(Problem to solve):
Below are some entries. Transcribe the lines from the one holding "What React, TypeScript" to the one holding "width).attr('height', height).attr('fill', '#fff')", inclusive, but not the pictures among them.

— BEGIN Provided information —

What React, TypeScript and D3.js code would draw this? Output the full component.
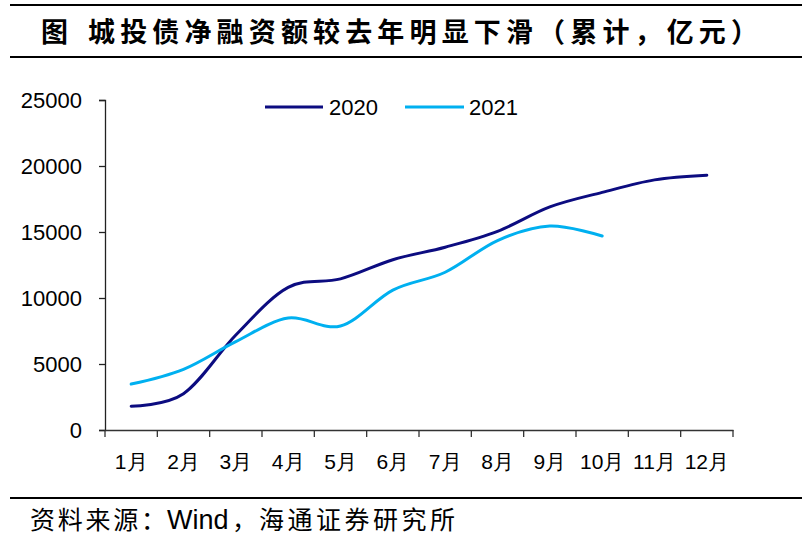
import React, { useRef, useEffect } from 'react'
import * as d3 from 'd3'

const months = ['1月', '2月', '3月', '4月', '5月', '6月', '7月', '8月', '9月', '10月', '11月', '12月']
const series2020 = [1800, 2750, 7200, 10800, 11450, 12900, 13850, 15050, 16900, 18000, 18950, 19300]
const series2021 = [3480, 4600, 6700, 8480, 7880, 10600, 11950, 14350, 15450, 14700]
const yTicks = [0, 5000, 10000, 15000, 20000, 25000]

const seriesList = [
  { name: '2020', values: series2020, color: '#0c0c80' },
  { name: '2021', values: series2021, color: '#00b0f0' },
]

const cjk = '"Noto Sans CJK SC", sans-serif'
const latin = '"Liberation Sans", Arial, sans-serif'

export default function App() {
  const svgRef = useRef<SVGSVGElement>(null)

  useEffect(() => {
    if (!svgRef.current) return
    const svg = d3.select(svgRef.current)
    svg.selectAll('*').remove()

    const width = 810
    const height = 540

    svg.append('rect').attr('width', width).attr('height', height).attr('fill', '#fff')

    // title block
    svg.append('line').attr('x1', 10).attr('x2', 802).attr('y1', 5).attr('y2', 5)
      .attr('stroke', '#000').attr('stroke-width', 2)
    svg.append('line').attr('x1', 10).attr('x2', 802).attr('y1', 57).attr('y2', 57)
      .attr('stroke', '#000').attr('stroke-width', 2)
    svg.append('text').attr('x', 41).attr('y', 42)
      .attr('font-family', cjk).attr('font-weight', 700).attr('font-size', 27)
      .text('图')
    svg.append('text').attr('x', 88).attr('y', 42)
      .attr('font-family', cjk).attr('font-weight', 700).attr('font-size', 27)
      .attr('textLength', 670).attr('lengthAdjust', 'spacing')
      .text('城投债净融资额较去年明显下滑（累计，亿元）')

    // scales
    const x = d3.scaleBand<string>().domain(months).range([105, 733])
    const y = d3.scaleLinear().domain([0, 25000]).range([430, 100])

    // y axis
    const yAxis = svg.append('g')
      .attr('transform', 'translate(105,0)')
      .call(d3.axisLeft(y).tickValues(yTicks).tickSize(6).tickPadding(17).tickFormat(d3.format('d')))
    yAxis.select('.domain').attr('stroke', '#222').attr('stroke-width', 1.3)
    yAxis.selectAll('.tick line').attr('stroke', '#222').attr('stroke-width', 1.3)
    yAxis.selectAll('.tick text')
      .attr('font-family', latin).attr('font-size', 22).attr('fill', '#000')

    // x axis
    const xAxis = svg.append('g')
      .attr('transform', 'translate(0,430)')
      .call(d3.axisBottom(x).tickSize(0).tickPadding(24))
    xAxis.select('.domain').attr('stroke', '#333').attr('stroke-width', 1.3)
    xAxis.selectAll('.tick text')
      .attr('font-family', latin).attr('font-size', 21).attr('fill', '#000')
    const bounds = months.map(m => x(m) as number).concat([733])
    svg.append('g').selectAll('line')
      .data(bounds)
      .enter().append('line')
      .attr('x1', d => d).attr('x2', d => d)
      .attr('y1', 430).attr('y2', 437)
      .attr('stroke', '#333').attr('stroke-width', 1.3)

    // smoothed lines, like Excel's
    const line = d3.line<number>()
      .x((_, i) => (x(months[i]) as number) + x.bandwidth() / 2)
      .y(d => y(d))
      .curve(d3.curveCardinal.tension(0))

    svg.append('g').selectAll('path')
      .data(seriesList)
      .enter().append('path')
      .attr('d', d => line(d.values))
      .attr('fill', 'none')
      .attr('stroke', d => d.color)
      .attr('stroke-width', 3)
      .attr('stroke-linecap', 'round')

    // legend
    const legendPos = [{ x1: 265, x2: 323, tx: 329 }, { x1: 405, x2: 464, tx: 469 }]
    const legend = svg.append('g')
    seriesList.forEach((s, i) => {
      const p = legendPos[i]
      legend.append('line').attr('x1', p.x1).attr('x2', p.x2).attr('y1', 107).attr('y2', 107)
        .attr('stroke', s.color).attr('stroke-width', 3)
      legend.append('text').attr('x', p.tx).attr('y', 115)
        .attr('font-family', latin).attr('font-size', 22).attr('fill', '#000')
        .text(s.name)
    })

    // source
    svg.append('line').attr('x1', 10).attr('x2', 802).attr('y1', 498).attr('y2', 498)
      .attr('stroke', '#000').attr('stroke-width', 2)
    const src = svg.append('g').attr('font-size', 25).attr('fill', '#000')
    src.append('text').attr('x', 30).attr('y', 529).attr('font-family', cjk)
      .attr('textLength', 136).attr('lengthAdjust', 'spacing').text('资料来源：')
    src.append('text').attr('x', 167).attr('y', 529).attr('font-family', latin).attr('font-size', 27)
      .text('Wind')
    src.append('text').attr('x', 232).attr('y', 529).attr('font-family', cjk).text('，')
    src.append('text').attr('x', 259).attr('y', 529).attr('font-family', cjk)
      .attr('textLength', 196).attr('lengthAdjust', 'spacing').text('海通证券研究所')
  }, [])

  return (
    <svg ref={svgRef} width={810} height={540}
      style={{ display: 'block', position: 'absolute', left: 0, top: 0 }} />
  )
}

— END Provided information —
— BEGIN Provided information —

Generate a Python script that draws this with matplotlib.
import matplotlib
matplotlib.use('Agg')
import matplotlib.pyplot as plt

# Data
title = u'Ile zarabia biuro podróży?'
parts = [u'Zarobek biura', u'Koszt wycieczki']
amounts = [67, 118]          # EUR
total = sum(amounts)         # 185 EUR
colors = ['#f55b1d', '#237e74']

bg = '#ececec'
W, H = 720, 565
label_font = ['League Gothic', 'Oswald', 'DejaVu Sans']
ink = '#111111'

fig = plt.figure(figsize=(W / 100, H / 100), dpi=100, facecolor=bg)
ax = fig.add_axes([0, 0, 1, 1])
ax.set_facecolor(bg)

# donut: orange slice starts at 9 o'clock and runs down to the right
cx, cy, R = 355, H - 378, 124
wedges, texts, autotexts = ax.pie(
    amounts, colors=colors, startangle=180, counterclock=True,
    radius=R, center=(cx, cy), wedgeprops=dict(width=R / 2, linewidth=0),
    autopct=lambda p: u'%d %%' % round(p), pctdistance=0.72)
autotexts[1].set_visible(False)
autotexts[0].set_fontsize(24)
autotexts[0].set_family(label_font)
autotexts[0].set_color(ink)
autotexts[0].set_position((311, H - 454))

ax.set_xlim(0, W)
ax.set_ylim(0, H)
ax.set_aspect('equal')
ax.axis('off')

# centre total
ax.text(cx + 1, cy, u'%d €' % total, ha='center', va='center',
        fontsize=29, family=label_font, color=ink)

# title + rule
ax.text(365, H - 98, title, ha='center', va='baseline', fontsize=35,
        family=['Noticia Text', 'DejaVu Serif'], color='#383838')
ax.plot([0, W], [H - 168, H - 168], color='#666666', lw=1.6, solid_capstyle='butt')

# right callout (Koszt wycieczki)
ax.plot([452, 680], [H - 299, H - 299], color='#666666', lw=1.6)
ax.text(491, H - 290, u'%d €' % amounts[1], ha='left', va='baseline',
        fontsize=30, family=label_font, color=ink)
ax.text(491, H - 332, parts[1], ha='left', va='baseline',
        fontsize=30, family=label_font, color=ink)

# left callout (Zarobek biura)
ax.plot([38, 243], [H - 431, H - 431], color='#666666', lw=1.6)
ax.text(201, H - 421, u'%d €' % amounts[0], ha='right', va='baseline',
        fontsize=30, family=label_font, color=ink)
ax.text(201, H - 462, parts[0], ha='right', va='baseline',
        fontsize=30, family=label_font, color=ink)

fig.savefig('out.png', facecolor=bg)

— END Provided information —

(Task solution):
What React, TypeScript and D3.js code would draw this? Output the full component.
import React, { useRef, useEffect } from 'react'
import * as d3 from 'd3'

const months = ['1月', '2月', '3月', '4月', '5月', '6月', '7月', '8月', '9月', '10月', '11月', '12月']
const series2020 = [1800, 2750, 7200, 10800, 11450, 12900, 13850, 15050, 16900, 18000, 18950, 19300]
const series2021 = [3480, 4600, 6700, 8480, 7880, 10600, 11950, 14350, 15450, 14700]
const yTicks = [0, 5000, 10000, 15000, 20000, 25000]

const seriesList = [
  { name: '2020', values: series2020, color: '#0c0c80' },
  { name: '2021', values: series2021, color: '#00b0f0' },
]

const cjk = '"Noto Sans CJK SC", sans-serif'
const latin = '"Liberation Sans", Arial, sans-serif'

export default function App() {
  const svgRef = useRef<SVGSVGElement>(null)

  useEffect(() => {
    if (!svgRef.current) return
    const svg = d3.select(svgRef.current)
    svg.selectAll('*').remove()

    const width = 810
    const height = 540

    svg.append('rect').attr('width', width).attr('height', height).attr('fill', '#fff')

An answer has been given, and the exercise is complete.